● Supplied data:
##########
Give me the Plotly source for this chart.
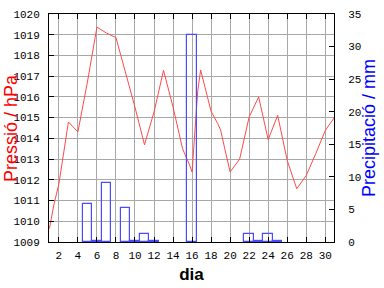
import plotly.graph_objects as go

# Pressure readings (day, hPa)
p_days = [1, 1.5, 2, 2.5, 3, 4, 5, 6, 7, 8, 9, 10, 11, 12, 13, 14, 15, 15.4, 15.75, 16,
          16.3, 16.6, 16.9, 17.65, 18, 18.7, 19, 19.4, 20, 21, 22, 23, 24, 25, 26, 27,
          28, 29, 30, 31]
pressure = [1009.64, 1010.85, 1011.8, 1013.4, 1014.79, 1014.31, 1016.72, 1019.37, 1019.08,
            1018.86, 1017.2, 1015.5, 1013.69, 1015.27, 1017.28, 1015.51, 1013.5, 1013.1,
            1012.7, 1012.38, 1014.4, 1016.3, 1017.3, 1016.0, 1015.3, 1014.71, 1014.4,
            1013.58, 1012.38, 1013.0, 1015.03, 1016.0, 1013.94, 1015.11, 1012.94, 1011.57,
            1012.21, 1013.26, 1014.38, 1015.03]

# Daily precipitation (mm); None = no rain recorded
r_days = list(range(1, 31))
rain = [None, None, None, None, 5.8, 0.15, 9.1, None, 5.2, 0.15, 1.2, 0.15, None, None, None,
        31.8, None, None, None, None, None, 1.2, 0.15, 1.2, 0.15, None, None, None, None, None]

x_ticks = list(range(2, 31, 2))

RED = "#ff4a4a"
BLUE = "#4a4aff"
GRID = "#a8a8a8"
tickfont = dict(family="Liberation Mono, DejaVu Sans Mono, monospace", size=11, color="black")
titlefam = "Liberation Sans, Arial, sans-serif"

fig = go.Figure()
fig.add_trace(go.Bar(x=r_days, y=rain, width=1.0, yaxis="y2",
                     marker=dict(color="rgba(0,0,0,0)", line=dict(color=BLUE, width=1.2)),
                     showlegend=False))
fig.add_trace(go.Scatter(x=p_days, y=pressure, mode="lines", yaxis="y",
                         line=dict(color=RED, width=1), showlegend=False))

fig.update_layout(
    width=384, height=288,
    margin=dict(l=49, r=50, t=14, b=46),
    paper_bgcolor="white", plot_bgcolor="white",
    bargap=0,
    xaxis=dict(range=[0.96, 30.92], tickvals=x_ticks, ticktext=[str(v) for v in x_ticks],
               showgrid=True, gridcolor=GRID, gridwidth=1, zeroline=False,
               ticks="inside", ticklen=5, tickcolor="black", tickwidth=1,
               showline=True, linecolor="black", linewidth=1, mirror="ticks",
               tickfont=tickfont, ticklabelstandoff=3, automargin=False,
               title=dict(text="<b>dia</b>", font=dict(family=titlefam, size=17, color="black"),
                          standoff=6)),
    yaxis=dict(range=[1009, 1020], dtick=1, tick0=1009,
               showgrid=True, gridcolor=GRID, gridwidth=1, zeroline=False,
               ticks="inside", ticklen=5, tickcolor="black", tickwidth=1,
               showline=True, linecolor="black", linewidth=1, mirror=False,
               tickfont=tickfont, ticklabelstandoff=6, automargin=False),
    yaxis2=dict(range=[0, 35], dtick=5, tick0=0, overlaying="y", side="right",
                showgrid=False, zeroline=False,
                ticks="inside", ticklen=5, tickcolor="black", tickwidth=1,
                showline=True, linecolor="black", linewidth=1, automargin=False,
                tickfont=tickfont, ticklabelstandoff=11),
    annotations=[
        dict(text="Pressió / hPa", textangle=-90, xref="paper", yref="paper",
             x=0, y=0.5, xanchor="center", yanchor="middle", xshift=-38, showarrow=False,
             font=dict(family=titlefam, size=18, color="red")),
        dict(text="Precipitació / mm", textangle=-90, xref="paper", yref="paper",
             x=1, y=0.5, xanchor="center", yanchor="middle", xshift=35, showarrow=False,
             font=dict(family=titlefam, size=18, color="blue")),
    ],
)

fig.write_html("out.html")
##########
● Exercise prompt: Only the lines from the top of the data through the line with "None, None, None]" should be quoted, exactly and with both ends kept; skip the pictures.

● Exercise solution:
Give me the Plotly source for this chart.
import plotly.graph_objects as go

# Pressure readings (day, hPa)
p_days = [1, 1.5, 2, 2.5, 3, 4, 5, 6, 7, 8, 9, 10, 11, 12, 13, 14, 15, 15.4, 15.75, 16,
          16.3, 16.6, 16.9, 17.65, 18, 18.7, 19, 19.4, 20, 21, 22, 23, 24, 25, 26, 27,
          28, 29, 30, 31]
pressure = [1009.64, 1010.85, 1011.8, 1013.4, 1014.79, 1014.31, 1016.72, 1019.37, 1019.08,
            1018.86, 1017.2, 1015.5, 1013.69, 1015.27, 1017.28, 1015.51, 1013.5, 1013.1,
            1012.7, 1012.38, 1014.4, 1016.3, 1017.3, 1016.0, 1015.3, 1014.71, 1014.4,
            1013.58, 1012.38, 1013.0, 1015.03, 1016.0, 1013.94, 1015.11, 1012.94, 1011.57,
            1012.21, 1013.26, 1014.38, 1015.03]

# Daily precipitation (mm); None = no rain recorded
r_days = list(range(1, 31))
rain = [None, None, None, None, 5.8, 0.15, 9.1, None, 5.2, 0.15, 1.2, 0.15, None, None, None,
        31.8, None, None, None, None, None, 1.2, 0.15, 1.2, 0.15, None, None, None, None, None]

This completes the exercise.